L’altra Venezia:
Tanović
Danis Tanović, Oscar straniero nel 2002 per No Man’s Land, torna a parlare della guerra della ex Jugoslavia, argomento che ha impegnato la maggior parte della sua carriera registica. Stavolta l’autore bosniaco si concentra sui momenti iniziali degli eventi bellici che portarono al disfacimento del paese balcanico.
Siamo in una piccola cittadina della Bosnia Herzegovina. Il regista, con un semplice indizio, ci fa capire che gli eventi si collocano nella Jugoslavia prebellica: le automobili portano l’adesivo ovale “YU”. Nel paese torna Divko, l’indimenticabile Miki Manojlović, protagonista di tanti film di Kusturica, dopo un esilio in Germania durato più di vent’anni. I suo ritorno alla terra nativa è legato alla perdita del potere dei comunisti. La sua prima azione sarà reclamare la sua vecchia casa, abitata dalla ex moglie con il figlio, sfrattandoli. Il suo personaggio rappresenta il capitalismo: si è arricchito vivendo in Germania, è pronto a comprarsi tutto, o a tirare fuori banconote fumanti per ottenere ciò che vuole. La sua compagna è, inevitabilmente, molto più giovane di lui e dalle forme abbondanti. Al suo opposto si colloca il personaggio del vecchio nostalgico comunista, anche fisicamente somigliante a Tito, che depreca il nuovo ordine mondiale succeduto alla caduta del Muro di Berlino.

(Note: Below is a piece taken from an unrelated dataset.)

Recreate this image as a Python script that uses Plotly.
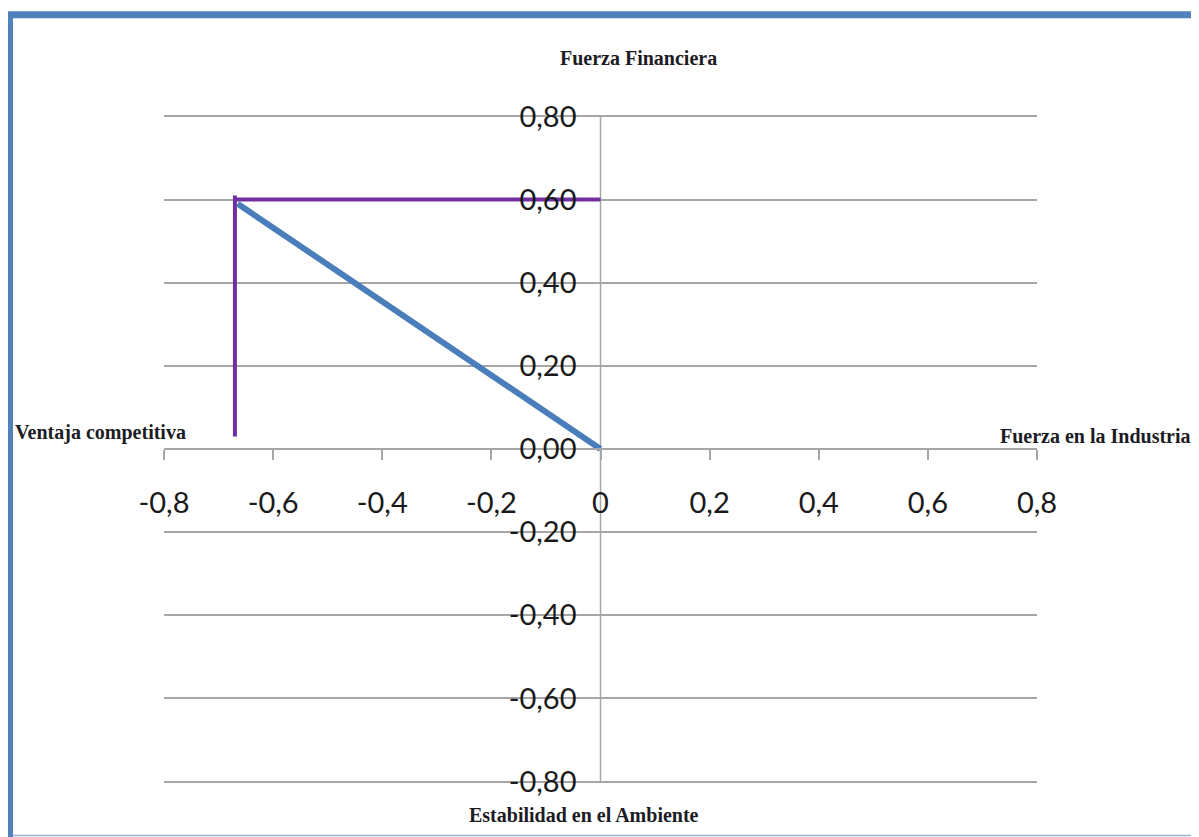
import plotly.graph_objects as go

# Data
x_ticks = [-0.8, -0.6, -0.4, -0.2, 0, 0.2, 0.4, 0.6, 0.8]
x_tick_labels = ["-0,8", "-0,6", "-0,4", "-0,2", "0", "0,2", "0,4", "0,6", "0,8"]
y_ticks = [-0.8, -0.6, -0.4, -0.2, 0, 0.2, 0.4, 0.6, 0.8]
y_tick_labels = ["-0,80", "-0,60", "-0,40", "-0,20", "0,00", "0,20", "0,40", "0,60", "0,80"]

# purple frame lines (vertical + horizontal)
purple_v_x = [-0.67, -0.67]
purple_v_y = [0.03, 0.61]
purple_h_x = [-0.67, 0.0]
purple_h_y = [0.60, 0.60]

# blue vector
blue_x = [-0.665, 0.0]
blue_y = [0.59, 0.0]

W, H = 1199, 837
OFF = 8  # page body margin shifts the figure by 8px
Y_PAD = 0.006  # small extra y range so the outer grid lines are drawn
Y_SCALE = (782 - 116) / 1.6  # px per unit on y
L, T = 164 - OFF, 116 - OFF - Y_PAD * Y_SCALE
R = W - (1037 - OFF)
B = H - (782 - OFF) - Y_PAD * Y_SCALE
PW, PH = W - L - R, H - T - B


def px(x, y):
    # reference pixel -> paper coordinates
    return (x - OFF - L) / PW, (H - B - (y - OFF)) / PH


fig = go.Figure()

fig.add_trace(go.Scatter(x=purple_v_x, y=purple_v_y, mode="lines",
                         line=dict(color="#7030a0", width=4), showlegend=False, hoverinfo="skip"))
fig.add_trace(go.Scatter(x=purple_h_x, y=purple_h_y, mode="lines",
                         line=dict(color="#7030a0", width=4), showlegend=False, hoverinfo="skip"))
fig.add_trace(go.Scatter(x=blue_x, y=blue_y, mode="lines",
                         line=dict(color="#4a7ebb", width=6), showlegend=False, hoverinfo="skip"))

grey = "#a6a6a6"
tick_font = dict(family="Lato, 'Noto Sans', sans-serif", size=29, color="#1a1a1a")
title_font = dict(family="'Liberation Serif', 'DejaVu Serif', serif", size=20, color="#1c1c24")

fig.update_layout(
    width=W,
    height=H,
    margin=dict(l=L, r=R, t=T, b=B),
    paper_bgcolor="white",
    plot_bgcolor="white",
    showlegend=False,
    xaxis=dict(
        range=[-0.8, 0.8],
        anchor="free",
        position=0.5,
        showgrid=False,
        zeroline=False,
        showline=True,
        linecolor=grey,
        linewidth=1.5,
        ticks="outside",
        ticklen=10,
        tickcolor=grey,
        tickwidth=1.5,
        tickvals=x_ticks,
        ticktext=x_tick_labels,
        tickfont=tick_font,
        ticklabelstandoff=18,
    ),
    yaxis=dict(
        range=[-0.8 - Y_PAD, 0.8 + Y_PAD],
        anchor="free",
        position=0.5,
        showgrid=True,
        gridcolor=grey,
        gridwidth=1.5,
        zeroline=False,
        showline=False,
        ticks="",
        tickvals=y_ticks,
        ticktext=y_tick_labels,
        tickfont=tick_font,
        ticklabelstandoff=24,
    ),
)

# the vertical axis line runs only from -0.8 to 0.8
fig.add_shape(type="line", xref="x", yref="y", x0=0, x1=0, y0=-0.8, y1=0.8,
              line=dict(color=grey, width=1.5), layer="below")

# axis titles around the quadrant (paper coordinates from reference pixels)
titles = [
    ("Fuerza Financiera", 638, 57, "center"),
    ("Ventaja competitiva", 13, 432, "left"),
    ("Fuerza en la Industria", 1193, 436, "right"),
    ("Estabilidad en el Ambiente", 584, 816, "center"),
]
for text, tx, ty, anchor in titles:
    ax, ay = px(tx, ty)
    fig.add_annotation(text=f"<b>{text}</b>", x=ax, y=ay, xref="paper", yref="paper",
                       showarrow=False, font=title_font, xanchor=anchor, yanchor="middle")

# blue frame around the whole picture
x0, y0 = px(9.5, 14)
x1, y1 = px(1199, 845)
fig.add_shape(type="rect", xref="paper", yref="paper", x0=x0, y0=y1, x1=x1, y1=y0,
              line=dict(color="#4f81bd", width=7), fillcolor="rgba(0,0,0,0)", layer="above")
bx0, by = px(13, 836)
bx1, _ = px(1195, 836)
fig.add_shape(type="line", xref="paper", yref="paper", x0=bx0, y0=by, x1=bx1, y1=by,
              line=dict(color="#95b3d7", width=1.5))

fig.write_html("out.html")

Sono personaggi che rappresentano un mondo variegato, un’autentica polveriera, proprio come nell’omonimo film di Goran Paskaljevic, pronta a esplodere. L’analisi fatta da Tanović sulle origine degli eventi che hanno portato al conflitto, che ha visto contrapporsi persone che fino al giorno prima convivevano pacificamente, non è dissimile da quella del Kustirica di Underground. Sono questioni antiche e mai risolte, conflitti che sono rimasti troppo a lungo latenti. La coesione sembra essere stata dettata dal comune ideale antifascista, maturato durante la grande guerra. Un sentimento nazionale che ha funzionato come cemento e che ora si sta sgretolando. In due occasioni, nel film, il regista ricorda questa eredità: la via dove si trova l’appartamento, oggetto della contesa, è dedicata alle vittime del fascismo e in un momento si allude al cimitero dei partigiani della città.
Quello che succede in Cirkus Columbia è lo smembramento di un’identità nazionale tenuta insieme in modo forzato. E nell’anima del ragazzo protagonista si riflette questa spaccatura che ha origini antiche: il padre biologico appartiene a una fazione, mentre l’uomo che gli ha fatto da padre di fatto, all’altra. Gli affetti e il sentimento finiscono per orientare la sua scelta di campo. Tanović riesce così a fornirci una rappresentazione del tutto verosimile di come sia stato possibile un massacro che ha contrapposto fratello contro fratello.